Self-disrupt or self-destruct


Future of consumer business

Self-disrupt or self-destruct

CEOs of all major consumer product companies face the twin challenges of responding to the disruptive innovation threat in their traditional businesses, while simultaneously harnessing these same forces to create the businesses of tomorrow. The magnitude of the challenge means CEOs need to consider M&A as a strategic enabler to capture innovation-led growth.

We take a deeper look at some of the challenges and examine how companies are using M&A strategically to win the battle for the consumer.
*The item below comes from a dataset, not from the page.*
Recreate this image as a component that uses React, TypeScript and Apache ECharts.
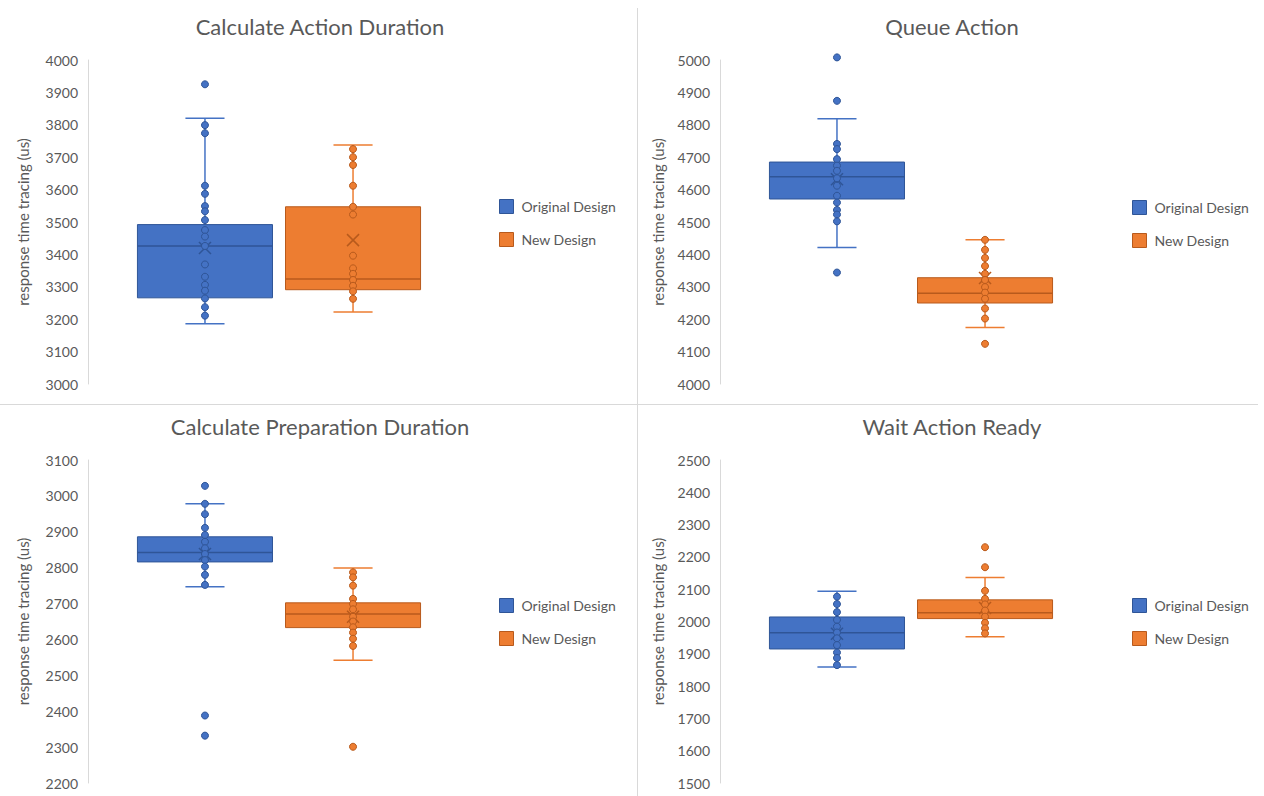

Key findings of the report:

  • From “owning the aisle” to “owning the consumer”. The digital revolution has transformed the world and data is the new battleground. This paradigm gives a significant advantage to asset-light, digitally native start-up brands that are using consumer data as the basis of competition and bypassing the traditional advantages of scale and scope. As a result, well-established companies now face the risk of decreasing customer loyalty, shortened product life-cycles and erosion of market share.
  • Unbundling the business model. The disruptive potential of the new technologies are amplified by shifts in consumer behaviour. Challenger start-ups can build profitable businesses that were simply not possible a few years ago and this is eating into the core markets of established consumer product companies. Combined, these disruptive shifts are lowering the barriers to entry for product development, cutting the cost of demand fulfilment and allowing the proliferation of direct-to-consumer product channels.
  • The promise of cross sector convergence. The advances in digital and analytics technologies are reshaping how products and services are developed, delivered and consumed. Consumer product companies are now facing non-traditional competitors who strategically acquire technologies to create new consumer product offerings and in the process are reshaping the competition.